From: David A. Greene (greened_at_[hidden])
Date: 2002-01-17 12:06:32


rogeeff wrote:

>>used Spirit (yet). But I know from reading the Spirit mailing list
>>that Joel, et. al. have put in lots of thought on how to keep things
>>lightweight.
>
> What I meant is adding line #include "boost/spirit/spirit.hpp" in
> your code immidiately produce ~600k of include files (and this

Besides compile time, which I admit could be significant depending
on what bits of Spirit are being used, what's the problem here?

> implemented. Now by default parser should be able to hanle integer
> type, floating point values strings, boolean values (flags) and
> probably also some support for collection of them. I hope you agree
> that I do not need Spirit to parse integer value from string. Also

The values are not the problem. The problem is the myriad of
command-line formats. Is there an '=' between the option name
and value, a space, a comma, nothing? Is this a single letter option?
I multi-character option? One dash or two? Is any nesting involved?

> the framework should support an ability for user define it's own CLA
> class, with it's own parsing logic. And here he(user) can use
> whatever means he prefer to implement it (tokenizer,regexp,
> handwritten code, Spirit). But this is not a part of CLA parser
> framework - it's user code. There are also several other points:

But it _is_ part of the framework. I'd imagine a user would want
his or her extensions to blend nicely with the existing tools.
Spirit allows that.

> * I was not able to find out portability report for Spirit. Since CLA
> parsing is very basic facility, I should be able to compile it on
> majority of compilers.

This _is_ an issue with Spirit. The developers are working on it.
IMHO braindead compilers should not direct the design of libraries,
though of course every effort should be made to support them if
at all possible.

> * I could be wrong, but Spirit seems to be static compile-time
> facility. I.e. I can't load CLA scheme dynamicaly or read it from
> configuration file. Also how would it distributed definitions?

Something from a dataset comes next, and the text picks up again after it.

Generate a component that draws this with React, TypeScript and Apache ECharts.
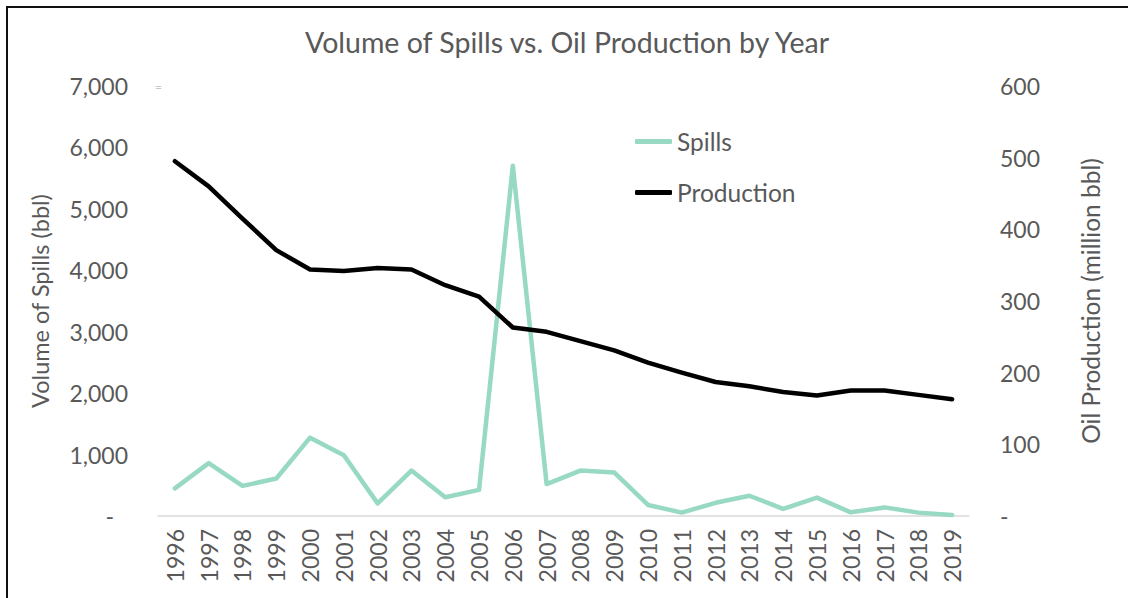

Spirit is not static. Dynamic grammars are possible.

> * Even if I do not load parser rules from external file, I still
> could be in a situation when I do not know parsing rules at my
> compile time, cause I am a library developer and parsing rules are
> provided by my users.

Er...huh? What's the issue here?

> Spirit is a parser framework. Command line/Configuration processing
> is a different realm with diffrent rules and priorities.

No, it isn't. A sufficiently rich command-line scheme almost

certainly requires more than a tokenizer. It's unfortunate that
most people, when they hear "parser," think "compiler." I'd guess
that 99% of parser usage is completely outside the realm of
language translation. Unfortunately, many of those parsers are
hand-coded and fragile.

> I would assume that thare are a lot of programmers that never had a
> need to parse a formal grammar that complex that they would need YACC
> or even simply knowledge of EBNF, though I do not question it's value.

My experience is that most programmers aren't familiar with YACC,
etc. and waste time writing custom parsers. Then when they discover
the available tools they either wish they'd had them earlier or
rewrite their software to use them.

>>You missed the point. Spirit is flexible enough for many, many
>>parsing tasks, including implementation of the command-line parser.
>>One need not expose the Spirit interface to the programmer. But it
>>makes a great deal of sense to me to use Spirit to do the actual
>>parsing.
>
> I did not get it. What will provide an interface and where do you see
> a place for Spirit? Specifically, with example.

Well, off the top of my head, I can imagine this (note: this is
probably not correct Spirit-wise since I've not yet used Spirit,
but it gives a general idea):

class CommandLine {
...
public:
    // Implemented with Spirit
    match parse(int argc, char **argv) const;

    template<class Val>
    void addOption(const std::string &name, Val &valueToSet);

    // Extend the parser in new and interesting ways
    ruleTag addRule(rule<> &newOptionConstruct);
    void removeRule(ruleTag ruleToRemove);
};

This is really off-the-cuff -- something better should be

provided. Here the only reason the programmer needs know
about Spirit is when invoking the addRule member.

> There are several questions:
>
> 1. How portable it is?
> 2. How it affect compilation time?
> 3. How it affect code size?

These are certainly valid questions. The only way we're going to
answer them is to experiment.

> Let do not forget that this framework is supposed to fit for majority
> of programs from tiny test program to complex and bulk process.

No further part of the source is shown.